V. Building Mental Levees: Toward Intentional Information Flow

We can’t eliminate information any more than a city can eliminate rain. But we can channel it intentionally.

Here’s how:

Curate ruthlessly: Choose your inputs carefully. Follow fewer but better sources.

Set boundaries: Silence non-urgent notifications. Schedule when you check feeds.

Create space: Dedicate time for deep work and reflection without interruption.

Practice digital minimalism: Use technology deliberately, not reactively.

Embrace boredom: Let your mind wander. It’s in these empty spaces that new ideas take root.

“The ability to simplify means to eliminate the unnecessary so that the necessary may speak.” — Hans Hofmann

Just as urban planners design for water management, we can design our days for cognitive health.


VI. Conclusion: From Flood to Flow

No one wants a flash flood in their street.

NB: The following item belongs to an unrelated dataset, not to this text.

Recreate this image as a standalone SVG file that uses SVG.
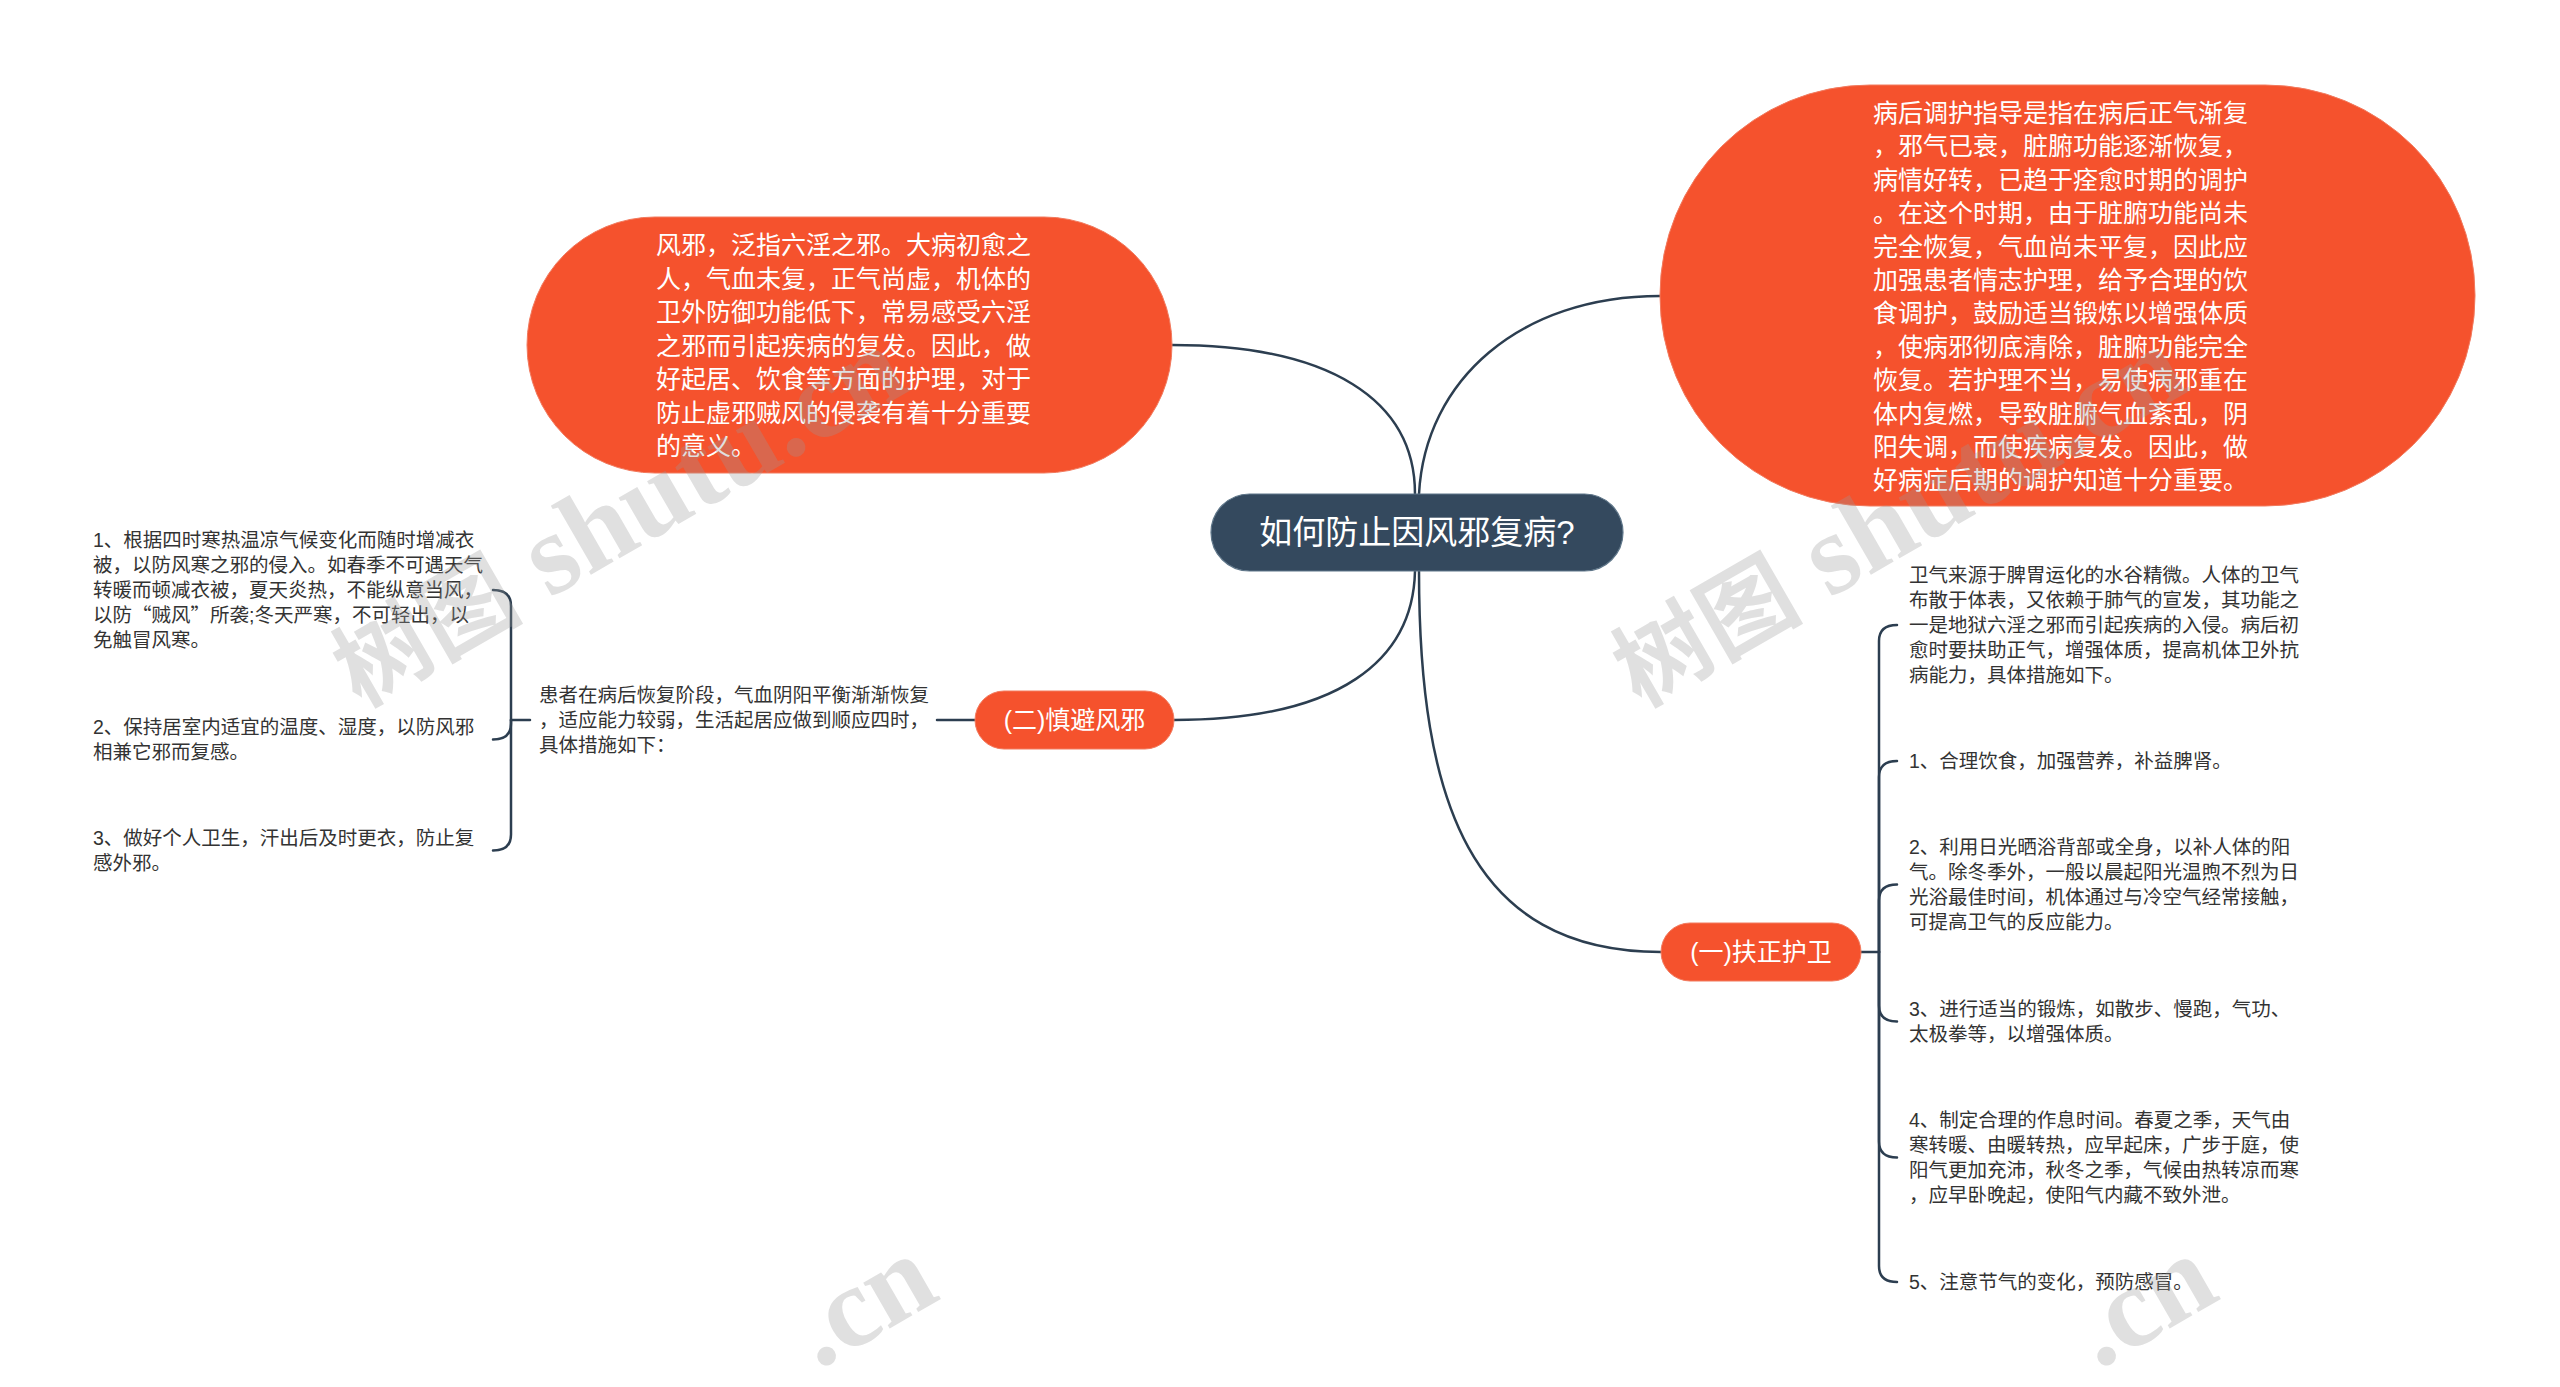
<svg xmlns="http://www.w3.org/2000/svg" width="2560" height="1387" viewBox="0 0 2560 1387">
<defs>
<style>
.bg{fill:#ffffff}
.conn{fill:none;stroke:#2c3e50;stroke-width:2.5;stroke-linecap:round}
.orange{fill:#f5522d;stroke:#f27a5e;stroke-width:1}
.root{fill:#34495e;stroke:#5f7689;stroke-width:1.2}
.t{font-family:"Liberation Sans","Noto Sans CJK SC",sans-serif}
.big{font-size:25px;fill:#ffffff}
.mid{font-size:25px;fill:#ffffff}
.rootT{font-size:33px;fill:#ffffff}
.leaf{font-size:19.5px;fill:#333333}
.cjk{font-family:"Noto Sans CJK SC",sans-serif}
.wm{font-family:"Liberation Serif","Noto Sans CJK SC",serif;font-weight:bold;fill:#9a9a9a;opacity:0.3}
</style>
</defs>
<rect class="bg" x="0" y="0" width="2560" height="1387"/>

<g id="connectors">
<path class="conn" d="M 1415 494 C 1415 400, 1330 345, 1172 345"/>
<path class="conn" d="M 1419 494 C 1425 380, 1520 296, 1660 296"/>
<path class="conn" d="M 1415 571 C 1413 660, 1340 720, 1174 720"/>
<path class="conn" d="M 1419 571 C 1419 800, 1470 952, 1661 952"/>
<path class="conn" d="M 975 720 L 937 720"/>
<path class="conn" d="M 530 720 L 511 720"/>
<path class="conn" d="M 511 720 L 511 606 Q 511 590, 493 590"/>
<path class="conn" d="M 511 720 L 511 723.5 Q 511 739.5, 493 739.5"/>
<path class="conn" d="M 511 720 L 511 834.5 Q 511 850.5, 493 850.5"/>
<path class="conn" d="M 1861 952 L 1879 952"/>
<path class="conn" d="M 1879 952 L 1879 641 Q 1879 625, 1897 625"/>
<path class="conn" d="M 1879 952 L 1879 777 Q 1879 761, 1897 761"/>
<path class="conn" d="M 1879 952 L 1879 900.5 Q 1879 884.5, 1897 884.5"/>
<path class="conn" d="M 1879 952 L 1879 1005.5 Q 1879 1021.5, 1897 1021.5"/>
<path class="conn" d="M 1879 952 L 1879 1141.5 Q 1879 1157.5, 1897 1157.5"/>
<path class="conn" d="M 1879 952 L 1879 1266 Q 1879 1282, 1897 1282"/>
</g>

<g id="node-root">
<rect class="root" x="1211" y="494" width="412" height="77" rx="38.5"/>
<text class="t rootT" x="1417" y="544" text-anchor="middle">如何防止因风邪复病?</text>
</g>

<g id="node-left-desc">
<rect class="orange" x="527" y="217" width="645" height="256" rx="128"/>
<text class="t big" x="656" y="254">
<tspan x="656" dy="0">风邪，泛指六淫之邪。大病初愈之</tspan>
<tspan x="656" dy="33.5">人，气血未复，正气尚虚，机体的</tspan>
<tspan x="656" dy="33.5">卫外防御功能低下，常易感受六淫</tspan>
<tspan x="656" dy="33.5">之邪而引起疾病的复发。因此，做</tspan>
<tspan x="656" dy="33.5">好起居、饮食等方面的护理，对于</tspan>
<tspan x="656" dy="33.5">防止虚邪贼风的侵袭有着十分重要</tspan>
<tspan x="656" dy="33.5">的意义。</tspan>
</text>
</g>

<g id="node-right-desc">
<rect class="orange" x="1660" y="85" width="815" height="421" rx="210"/>
<text class="t big" x="1873" y="122">
<tspan x="1873" dy="0">病后调护指导是指在病后正气渐复</tspan>
<tspan x="1873" dy="33.4">，邪气已衰，脏腑功能逐渐恢复，</tspan>
<tspan x="1873" dy="33.4">病情好转，已趋于痊愈时期的调护</tspan>
<tspan x="1873" dy="33.4">。在这个时期，由于脏腑功能尚未</tspan>
<tspan x="1873" dy="33.4">完全恢复，气血尚未平复，因此应</tspan>
<tspan x="1873" dy="33.4">加强患者情志护理，给予合理的饮</tspan>
<tspan x="1873" dy="33.4">食调护，鼓励适当锻炼以增强体质</tspan>
<tspan x="1873" dy="33.4">，使病邪彻底清除，脏腑功能完全</tspan>
<tspan x="1873" dy="33.4">恢复。若护理不当，易使病邪重在</tspan>
<tspan x="1873" dy="33.4">体内复燃，导致脏腑气血紊乱，阴</tspan>
<tspan x="1873" dy="33.4">阳失调，而使疾病复发。因此，做</tspan>
<tspan x="1873" dy="33.4">好病症后期的调护知道十分重要。</tspan>
</text>
</g>

<g id="node-branch-2">
<rect class="orange" x="975" y="691" width="199" height="58" rx="29"/>
<text class="t mid" x="1074.5" y="729" text-anchor="middle">(二)慎避风邪</text>
</g>

<g id="node-branch-1">
<rect class="orange" x="1661" y="923" width="200" height="58" rx="29"/>
<text class="t mid" x="1761" y="961" text-anchor="middle">(一)扶正护卫</text>
</g>

<g id="node-b2-intro">
<text class="t leaf" x="539" y="702">
<tspan x="539" dy="0">患者在病后恢复阶段，气血阴阳平衡渐渐恢复</tspan>
<tspan x="539" dy="25">，适应能力较弱，生活起居应做到顺应四时，</tspan>
<tspan x="539" dy="25">具体措施如下：</tspan>
</text>
</g>

<g id="node-b2-leaf1">
<text class="t leaf" x="93" y="547">
<tspan x="93" dy="0">1、根据四时寒热温凉气候变化而随时增减衣</tspan>
<tspan x="93" dy="25">被，以防风寒之邪的侵入。如春季不可遇天气</tspan>
<tspan x="93" dy="25">转暖而顿减衣被，夏天炎热，不能纵意当风，</tspan>
<tspan x="93" dy="25">以防<tspan class="cjk">“</tspan>贼风<tspan class="cjk">”</tspan>所袭;冬天严寒，不可轻出，以</tspan>
<tspan x="93" dy="25">免触冒风寒。</tspan>
</text>
</g>

<g id="node-b2-leaf2">
<text class="t leaf" x="93" y="734">
<tspan x="93" dy="0">2、保持居室内适宜的温度、湿度，以防风邪</tspan>
<tspan x="93" dy="25">相兼它邪而复感。</tspan>
</text>
</g>

<g id="node-b2-leaf3">
<text class="t leaf" x="93" y="845">
<tspan x="93" dy="0">3、做好个人卫生，汗出后及时更衣，防止复</tspan>
<tspan x="93" dy="25">感外邪。</tspan>
</text>
</g>

<g id="node-b1-intro">
<text class="t leaf" x="1909" y="582">
<tspan x="1909" dy="0">卫气来源于脾胃运化的水谷精微。人体的卫气</tspan>
<tspan x="1909" dy="25">布散于体表，又依赖于肺气的宣发，其功能之</tspan>
<tspan x="1909" dy="25">一是地狱六淫之邪而引起疾病的入侵。病后初</tspan>
<tspan x="1909" dy="25">愈时要扶助正气，增强体质，提高机体卫外抗</tspan>
<tspan x="1909" dy="25">病能力，具体措施如下。</tspan>
</text>
</g>

<g id="node-b1-leaf1">
<text class="t leaf" x="1909" y="768">1、合理饮食，加强营养，补益脾肾。</text>
</g>

<g id="node-b1-leaf2">
<text class="t leaf" x="1909" y="854">
<tspan x="1909" dy="0">2、利用日光晒浴背部或全身，以补人体的阳</tspan>
<tspan x="1909" dy="25">气。除冬季外，一般以晨起阳光温煦不烈为日</tspan>
<tspan x="1909" dy="25">光浴最佳时间，机体通过与冷空气经常接触，</tspan>
<tspan x="1909" dy="25">可提高卫气的反应能力。</tspan>
</text>
</g>

<g id="node-b1-leaf3">
<text class="t leaf" x="1909" y="1016">
<tspan x="1909" dy="0">3、进行适当的锻炼，如散步、慢跑，气功、</tspan>
<tspan x="1909" dy="25">太极拳等，以增强体质。</tspan>
</text>
</g>

<g id="node-b1-leaf4">
<text class="t leaf" x="1909" y="1127">
<tspan x="1909" dy="0">4、制定合理的作息时间。春夏之季，天气由</tspan>
<tspan x="1909" dy="25">寒转暖、由暖转热，应早起床，广步于庭，使</tspan>
<tspan x="1909" dy="25">阳气更加充沛，秋冬之季，气候由热转凉而寒</tspan>
<tspan x="1909" dy="25">，应早卧晚起，使阳气内藏不致外泄。</tspan>
</text>
</g>

<g id="node-b1-leaf5">
<text class="t leaf" x="1909" y="1289">5、注意节气的变化，预防感冒。</text>
</g>

<g id="watermark">
<text class="wm" transform="translate(360,708) rotate(-30)"><tspan font-size="95">树图</tspan><tspan font-size="115"> shutu.cn</tspan></text>
<text class="wm" transform="translate(1640,708) rotate(-30)"><tspan font-size="95">树图</tspan><tspan font-size="115"> shutu.cn</tspan></text>
<text class="wm" font-size="115" transform="translate(818,1370) rotate(-30)">.cn</text>
<text class="wm" font-size="115" transform="translate(2098,1370) rotate(-30)">.cn</text>
</g>
</svg>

Why would we tolerate one in our mind?

We don’t need less information—we need better information, properly managed. We need flow, not flood.

“Clarity about what matters provides clarity about what does not.” — Greg McKeown, Essentialism

In a world overflowing with AI-generated noise and instant gratification, the real luxury is clarity. Focus. Intentionality.

Because the best ideas, decisions, and creative breakthroughs don’t come from being overwhelmed. They come from space. From quiet. From turning the flood into a purposeful, nourishing flow.